A Fan’s Notes
by Frederick Exley
385 pages / $16 Buy from Amazon
Though not a formal review per se—a sort of dependency on the author renders me useless to approach it in some Kakutanian format to perhaps bring a notion of what will follow when the pages are opened up and the narrative begins—I still cannot think of a novel better to be explored in a few hundred words that affected me of late than Frederick Exley’s A Fan’s Notes.

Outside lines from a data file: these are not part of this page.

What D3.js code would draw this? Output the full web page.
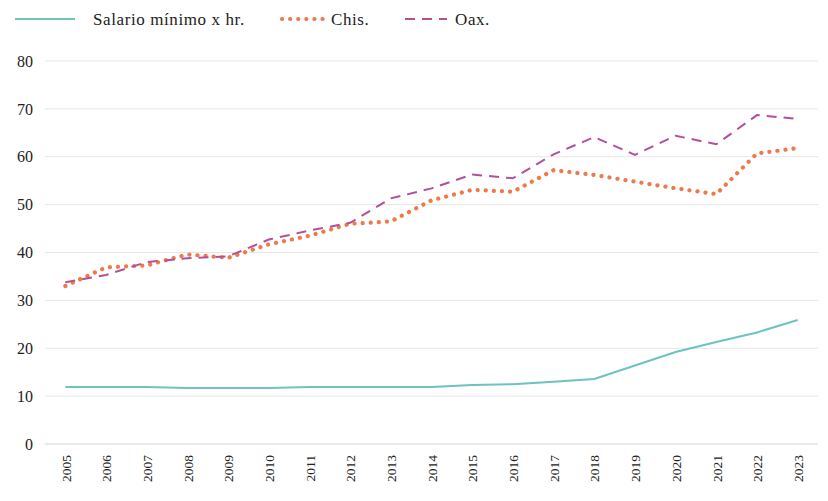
<!DOCTYPE html>
<html>
<head>
<meta charset="utf-8">
<script src="https://cdn.jsdelivr.net/npm/d3@7"></script>
<style>
body { margin: 0; background: #fff; }
svg, svg text, text { font-family: "Liberation Serif" !important; }
</style>
</head>
<body>
<svg id="chart" width="828" height="501" style="font-family: 'Liberation Serif'"></svg>
<script>
var years = ['2005', '2006', '2007', '2008', '2009', '2010', '2011', '2012', '2013', '2014',
	'2015', '2016', '2017', '2018', '2019', '2020', '2021', '2022', '2023'];
var salario = [11.9, 11.9, 11.9, 11.7, 11.7, 11.7, 11.9, 11.9, 11.9, 11.9,
	12.3, 12.5, 13.0, 13.6, 16.4, 19.2, 21.3, 23.3, 25.9];
var chis = [33.0, 36.9, 37.3, 39.6, 38.9, 41.7, 43.5, 46.0, 46.5, 50.9,
	53.1, 52.7, 57.2, 56.2, 54.8, 53.4, 52.2, 60.7, 61.8];
var oax = [33.8, 35.3, 38.0, 38.8, 39.2, 42.7, 44.6, 46.2, 51.3, 53.4,
	56.3, 55.5, 60.5, 64.1, 60.4, 64.4, 62.6, 68.7, 67.9];
var yTicks = [0, 10, 20, 30, 40, 50, 60, 70, 80];

var series = [
	{name: 'Salario mínimo x hr.', values: salario, color: '#6dc3c0', dash: null, cap: 'butt', width: 2},
	{name: 'Chis.', values: chis, color: '#ee7a4c', dash: '0.1,8', cap: 'round', width: 4.2},
	{name: 'Oax.', values: oax, color: '#b44f98', dash: '10,7', cap: 'butt', width: 2}
];

var fontName = 'Liberation Serif';
var svg = d3.select('#chart');
var plotLeft = 45, plotRight = 818, plotTop = 61, plotBottom = 444;

var x = d3.scalePoint().domain(years).range([plotLeft, plotRight]).padding(0.5);
var y = d3.scaleLinear().domain([0, 80]).range([plotBottom, plotTop]);

// grid
svg.append('g').selectAll('line')
	.data(yTicks)
	.enter().append('line')
	.attr('x1', plotLeft).attr('x2', plotRight)
	.attr('y1', function (d) { return y(d); })
	.attr('y2', function (d) { return y(d); })
	.attr('stroke', function (d) { return d === 0 ? '#d4d4d4' : '#e6e6e6'; })
	.attr('stroke-width', 1);

var yAxis = svg.append('g')
	.attr('transform', 'translate(' + (plotLeft - 12) + ',0)')
	.call(d3.axisLeft(y).tickValues(yTicks).tickSize(0).tickPadding(0))
	.attr('font-family', fontName);
yAxis.select('.domain').remove();
yAxis.selectAll('text')
	.attr('font-family', fontName)
	.attr('font-size', 16)
	.attr('fill', '#222');

var xAxis = svg.append('g')
	.attr('transform', 'translate(0,' + plotBottom + ')')
	.call(d3.axisBottom(x).tickSize(0))
	.attr('font-family', fontName);
xAxis.select('.domain').remove();
xAxis.selectAll('text')
	.attr('font-family', fontName)
	.attr('font-size', 13.5)
	.attr('fill', '#222')
	.attr('transform', 'rotate(-90)')
	.attr('text-anchor', 'end')
	.attr('x', -11)
	.attr('y', 0)
	.attr('dy', '0.35em');

var line = d3.line()
	.x(function (d, i) { return x(years[i]); })
	.y(function (d) { return y(d); });

series.forEach(function (s) {
	svg.append('path')
		.datum(s.values)
		.attr('d', line)
		.attr('fill', 'none')
		.attr('stroke', s.color)
		.attr('stroke-width', s.width)
		.attr('stroke-linecap', s.cap)
		.attr('stroke-dasharray', s.dash);
});

// legend
var legendPos = [{x1: 15, x2: 75, tx: 93}, {x1: 282, x2: 324, tx: 331}, {x1: 405, x2: 447, tx: 455}];
series.forEach(function (s, i) {
	var p = legendPos[i];
	svg.append('line')
		.attr('x1', p.x1).attr('x2', p.x2)
		.attr('y1', 19).attr('y2', 19)
		.attr('stroke', s.color)
		.attr('stroke-width', s.width)
		.attr('stroke-linecap', s.cap)
		.attr('stroke-dasharray', s.dash);
	svg.append('text')
		.attr('x', p.tx).attr('y', 19)
		.attr('dy', '0.35em')
		.attr('fill', '#222')
		.attr('font-family', fontName)
		.attr('font-size', 17)
		.attr('letter-spacing', 0.6)
		.text(s.name);
});
</script>
</body>
</html>
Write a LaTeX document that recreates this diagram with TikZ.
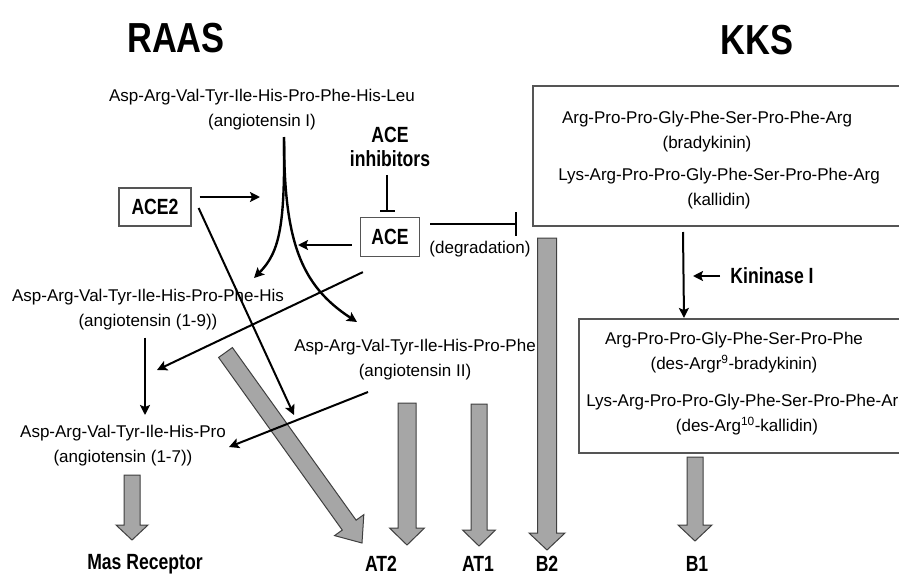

Tending to be referred to as the go-to novel for lost undergraduates (guilty, it should be admitted early on), Exley’s masterpiece is the first in a trilogy of roman a clef works of fiction describing the life of a character named Frederick Exley, who’s seen largely the same things as its author—the two books that follow are Pages From a Cold Island and Last Notes From Home; both equally as triumphant as their predecessor and in true fanatical circles are thought of as the middle and last works in an omnibus rather than a separate and lesser force than the original. I came upon Exley in the fall, which any avid fan will acknowledge is the perfect time to discover him, as much of the novel’s emphasis is on the impact of football—more pointedly, the Giants in the Frank Gifford era—on its protagonist and essentially describes him losing his mind over both a love of the game and of literature. Throughout the narrative it’s as common to have a random digression into a description of the college years of Gifford at USC—they, Exley and Gifford, attended at the same time and were lightly acquainted—as it is for him to cite the letters and journals of F. Scott Fitzgerald losing his mind when Zelda found herself bound up in an insane asylum.